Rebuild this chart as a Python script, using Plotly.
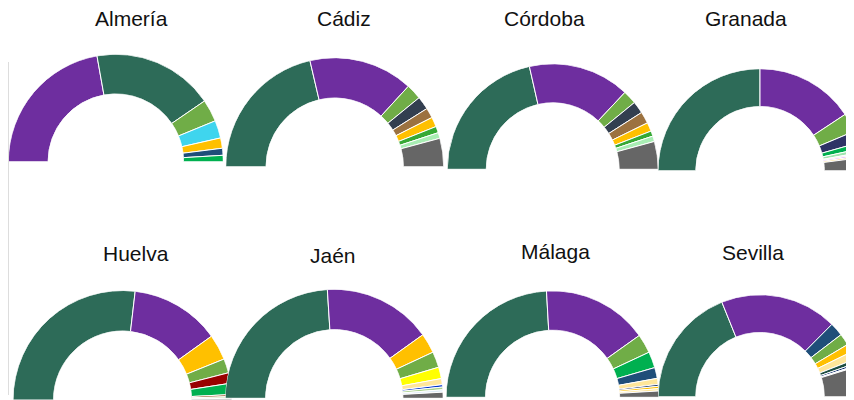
import plotly.graph_objects as go

# ---------------- data ----------------
PROVINCES = ["Almería", "Cádiz", "Córdoba", "Granada", "Huelva", "Jaén", "Málaga", "Sevilla"]

ALMERIA_VALUES = [44.4, 36.5, 6.7, 5.3, 3.1, 2.1, 1.9]
CADIZ_VALUES = [42.7, 30.9, 4.6, 3.9, 3.0, 2.9, 1.9, 1.7, 8.4]
CORDOBA_VALUES = [42.9, 31.1, 4.2, 3.7, 3.6, 2.7, 1.6, 1.7, 8.5]
GRANADA_VALUES = [50.0, 31.4, 6.0, 3.8, 1.9, 1.2, 0.5, 0.5, 0.6, 4.1]
HUELVA_VALUES = [53.7, 26.5, 7.6, 4.2, 3.1, 3.3, 0.6, 0.5, 0.5]
JAEN_VALUES = [48.0, 32.2, 5.9, 4.7, 3.4, 1.8, 0.7, 0.8, 0.7, 1.8]
MALAGA_VALUES = [48.2, 32.1, 5.8, 4.9, 3.3, 1.8, 0.6, 0.7, 0.7, 1.9]
SEVILLA_VALUES = [37.8, 37.1, 4.3, 3.7, 2.6, 2.5, 1.3, 0.7, 0.4, 9.6]

# ---------------- styles ----------------
DKGREEN = "#2D6B58"
PURPLE = "#6E2E9F"
OLIVE = "#70AD47"
CYAN = "#3FD5EE"
GOLD = "#FFC000"
NAVY = "#1F4E79"
GREEN = "#00B050"
SLATE = "#333F50"
BROWN = "#9C7240"
BGREEN = "#36A935"
LGREEN = "#A8EDB3"
GRAY = "#666666"

ALMERIA_COLORS = [PURPLE, DKGREEN, OLIVE, CYAN, GOLD, NAVY, GREEN]
CADIZ_COLORS = [DKGREEN, PURPLE, OLIVE, SLATE, BROWN, GOLD, BGREEN, LGREEN, GRAY]
CORDOBA_COLORS = [DKGREEN, PURPLE, OLIVE, SLATE, BROWN, GOLD, BGREEN, LGREEN, GRAY]
GRANADA_COLORS = [DKGREEN, PURPLE, OLIVE, "#2E3266", GREEN, "#A0E5B0", "#E2F0D9", "#CC66FF", "#FFD966", GRAY]
HUELVA_COLORS = [DKGREEN, PURPLE, GOLD, OLIVE, "#990000", GREEN, "#8B4513", "#C9E7B8", "#A6A6A6"]
JAEN_COLORS = [DKGREEN, PURPLE, GOLD, OLIVE, "#FFFF00", "#FFE699", "#0033CC", "#A9D18E", "#DDEBF7", GRAY]
MALAGA_COLORS = [DKGREEN, PURPLE, OLIVE, GREEN, NAVY, "#FFE699", "#203864", GOLD, "#FFE699", GRAY]
SEVILLA_COLORS = [DKGREEN, PURPLE, NAVY, OLIVE, GOLD, "#FFE699", "#1E4E42", "#002060", "#DDEBF7", GRAY]

ALL_VALUES = [ALMERIA_VALUES, CADIZ_VALUES, CORDOBA_VALUES, GRANADA_VALUES,
              HUELVA_VALUES, JAEN_VALUES, MALAGA_VALUES, SEVILLA_VALUES]
ALL_COLORS = [ALMERIA_COLORS, CADIZ_COLORS, CORDOBA_COLORS, GRANADA_COLORS,
              HUELVA_COLORS, JAEN_COLORS, MALAGA_COLORS, SEVILLA_COLORS]

# layout geometry in figure pixels: (center x, bottom y, radius)
W, H = 854, 400
GEOM = [
    (107.8, 153.7, 107.5),
    (326.7, 158.7, 109.0),
    (544.7, 161.3, 105.5),
    (752.0, 162.7, 102.0),
    (114.5, 392.0, 109.5),
    (326.2, 390.3, 109.0),
    (544.5, 389.3, 106.5),
    (752.0, 388.7, 102.0),
]
# title centers (figure pixels)
TITLE_POS = [(123, 11), (335.5, 11), (536, 11), (738, 11),
             (127.7, 245), (324.5, 247), (547, 243), (744.5, 244)]

fig = go.Figure()
layout_polars = {}

for i, (name, vals, cols) in enumerate(zip(PROVINCES, ALL_VALUES, ALL_COLORS)):
    total = sum(vals)
    widths = [v / total * 180.0 for v in vals]
    thetas = []
    acc = 0.0
    for w in widths:
        thetas.append(acc + w / 2)
        acc += w
    key = "polar" if i == 0 else f"polar{i + 1}"
    fig.add_trace(go.Barpolar(
        r=[1] * len(vals), theta=thetas, width=widths,
        marker=dict(color=cols, line=dict(color="white", width=1)),
        subplot=key, showlegend=False, name=name,
        hovertext=[f"{v}%" for v in vals], hoverinfo="text",
    ))
    cx, by, r = GEOM[i]
    x0 = max(0.0, (cx - r) / W)
    x1 = min(1.0, (cx + r) / W)
    y0 = max(0.0, 1 - by / H)
    y1 = min(1.0, 1 - (by - r) / H)
    layout_polars[key] = dict(
        domain=dict(x=[x0, x1], y=[y0, y1]),
        sector=[0, 180],
        hole=0.63,
        bgcolor="rgba(0,0,0,0)",
        radialaxis=dict(visible=False, range=[0, 1], showgrid=False),
        angularaxis=dict(visible=False, direction="clockwise", rotation=180,
                         showgrid=False, showline=False),
        barmode="overlay",
    )

annotations = []
for name, (tx, ty) in zip(PROVINCES, TITLE_POS):
    annotations.append(dict(
        text=name, x=tx / W, y=1 - ty / H, xref="paper", yref="paper",
        xanchor="center", yanchor="middle", showarrow=False,
        font=dict(family="Liberation Sans, Arial, sans-serif", size=21, color="#111111"),
    ))

fig.update_layout(
    width=W, height=H,
    margin=dict(l=0, r=0, t=0, b=0),
    paper_bgcolor="white", plot_bgcolor="white",
    showlegend=False,
    annotations=annotations,
    shapes=[dict(type="line", xref="paper", yref="paper",
                 x0=0.5 / W, x1=0.5 / W, y0=1 - 387 / H, y1=1 - 54 / H,
                 line=dict(color="#DDDDDD", width=1))],
    **layout_polars,
)

fig.write_html("out.html")
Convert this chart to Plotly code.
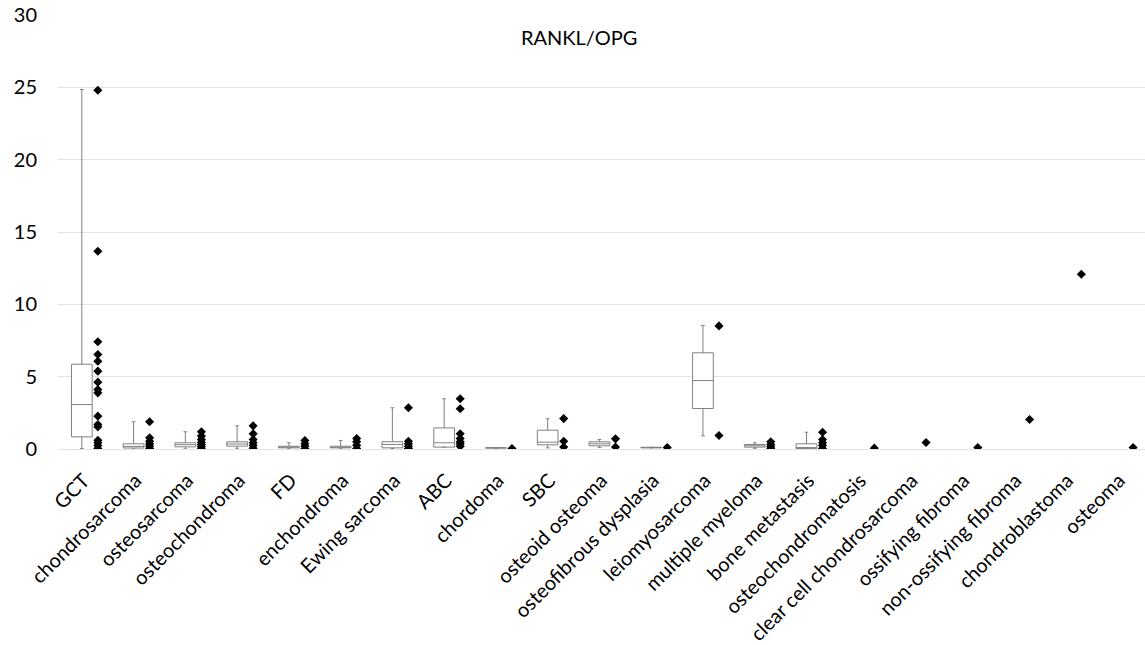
import plotly.graph_objects as go

# Tumour types along the x-axis
categories = [
    "GCT", "chondrosarcoma", "osteosarcoma", "osteochondroma", "FD",
    "enchondroma", "Ewing sarcoma", "ABC", "chordoma", "SBC",
    "osteoid osteoma", "osteofibrous dysplasia", "leiomyosarcoma",
    "multiple myeloma", "bone metastasis", "osteochondromatosis",
    "clear cell chondrosarcoma", "ossifying fibroma", "non-ossifying fibroma",
    "chondroblastoma", "osteoma",
]

# Box statistics (only for groups with several cases): min, q1, median, q3, max
box_groups = categories[:15]
box_min = [0.03, 0.0, 0.01, 0.05, 0.01, 0.02, 0.03, 0.13, 0.06, 0.08, 0.10, 0.08, 0.91, 0.05, 0.02]
box_q1 = [0.84, 0.07, 0.15, 0.20, 0.08, 0.08, 0.08, 0.13, 0.07, 0.29, 0.22, 0.08, 2.80, 0.13, 0.03]
box_median = [3.07, 0.18, 0.30, 0.35, 0.13, 0.12, 0.31, 0.43, 0.08, 0.47, 0.36, 0.10, 4.73, 0.22, 0.06]
box_q3 = [5.86, 0.36, 0.43, 0.50, 0.19, 0.19, 0.50, 1.46, 0.09, 1.30, 0.50, 0.12, 6.65, 0.31, 0.36]
box_max = [24.85, 1.88, 1.19, 1.60, 0.43, 0.59, 2.85, 3.47, 0.10, 2.09, 0.66, 0.12, 8.53, 0.43, 1.16]

# Individual RANKL/OPG ratios per tumour type
values = {
    "GCT": [24.8, 13.67, 7.41, 6.53, 6.07, 5.38, 4.62, 4.11, 3.88, 2.27, 1.69, 1.53,
            0.61, 0.43, 0.24, 0.03],
    "chondrosarcoma": [1.88, 0.77, 0.54, 0.36, 0.20, 0.03],
    "osteosarcoma": [1.19, 0.89, 0.66, 0.47, 0.31, 0.15, 0.01],
    "osteochondroma": [1.60, 1.05, 0.66, 0.43, 0.24, 0.06],
    "FD": [0.59, 0.36, 0.19, 0.01],
    "enchondroma": [0.73, 0.50, 0.26, 0.03],
    "Ewing sarcoma": [2.85, 0.54, 0.36, 0.19, 0.03],
    "ABC": [3.47, 2.78, 1.05, 0.73, 0.50, 0.36, 0.19],
    "chordoma": [0.03],
    "SBC": [2.10, 0.54, 0.13],
    "osteoid osteoma": [0.70, 0.13],
    "osteofibrous dysplasia": [0.10],
    "leiomyosarcoma": [8.51, 0.93],
    "multiple myeloma": [0.50, 0.31, 0.15, 0.01],
    "bone metastasis": [1.16, 0.66, 0.43, 0.24, 0.03],
    "osteochondromatosis": [0.06],
    "clear cell chondrosarcoma": [0.45],
    "ossifying fibroma": [0.10],
    "non-ossifying fibroma": [2.04],
    "chondroblastoma": [12.08],
    "osteoma": [0.10],
}

y_ticks = [0, 5, 10, 15, 20, 25, 30]

idx = {name: i for i, name in enumerate(categories)}
BOX_SHIFT = -0.04
POINT_SHIFT = 0.27

fig = go.Figure()

fig.add_trace(go.Box(
    x=[idx[g] + BOX_SHIFT for g in box_groups],
    lowerfence=box_min,
    q1=box_q1,
    median=box_median,
    q3=box_q3,
    upperfence=box_max,
    width=0.4,
    whiskerwidth=0.18,
    boxpoints=False,
    fillcolor="white",
    line=dict(color="#808080", width=1),
    hoverinfo="skip",
    showlegend=False,
))

px, py = [], []
for name in categories:
    for v in values[name]:
        px.append(idx[name] + POINT_SHIFT)
        py.append(v)

fig.add_trace(go.Scatter(
    x=px, y=py, mode="markers",
    marker=dict(symbol="diamond", size=7, color="black"),
    showlegend=False, hoverinfo="skip",
))

# Chart title inside the plot area
fig.add_annotation(
    text="RANKL/OPG", xref="paper", yref="paper",
    x=(579 - 58) / 1087, y=(449.5 - 37) / 434.5,
    showarrow=False, font=dict(size=20, color="black"),
    xanchor="center", yanchor="middle",
)

fig.update_layout(
    width=1145, height=645,
    margin=dict(l=58, r=0, t=15, b=196, autoexpand=False),
    paper_bgcolor="white", plot_bgcolor="white",
    font=dict(family="Lato, 'Open Sans', sans-serif", color="black"),
    xaxis=dict(
        range=[-0.5, len(categories) - 0.5],
        tickmode="array",
        tickvals=list(range(len(categories))),
        ticktext=categories,
        tickangle=-45,
        tickfont=dict(size=20),
        ticks="outside", ticklen=11, tickcolor="rgba(0,0,0,0)",
        showgrid=False, zeroline=False, showline=False,
        automargin=False,
    ),
    yaxis=dict(
        range=[0, 30],
        tickmode="array",
        tickvals=y_ticks,
        tickfont=dict(size=20),
        showgrid=True, gridcolor="#e3e3e3", gridwidth=1,
        zeroline=True, zerolinecolor="#e3e3e3", zerolinewidth=1,
        showline=False,
        ticklabelstandoff=20,
        automargin=False,
    ),
)

fig.write_html("out.html")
-.-.-
» **Goal of the exercise**
Look through the records and count each line that holds "this". Write only the total.

» **Correct response**
2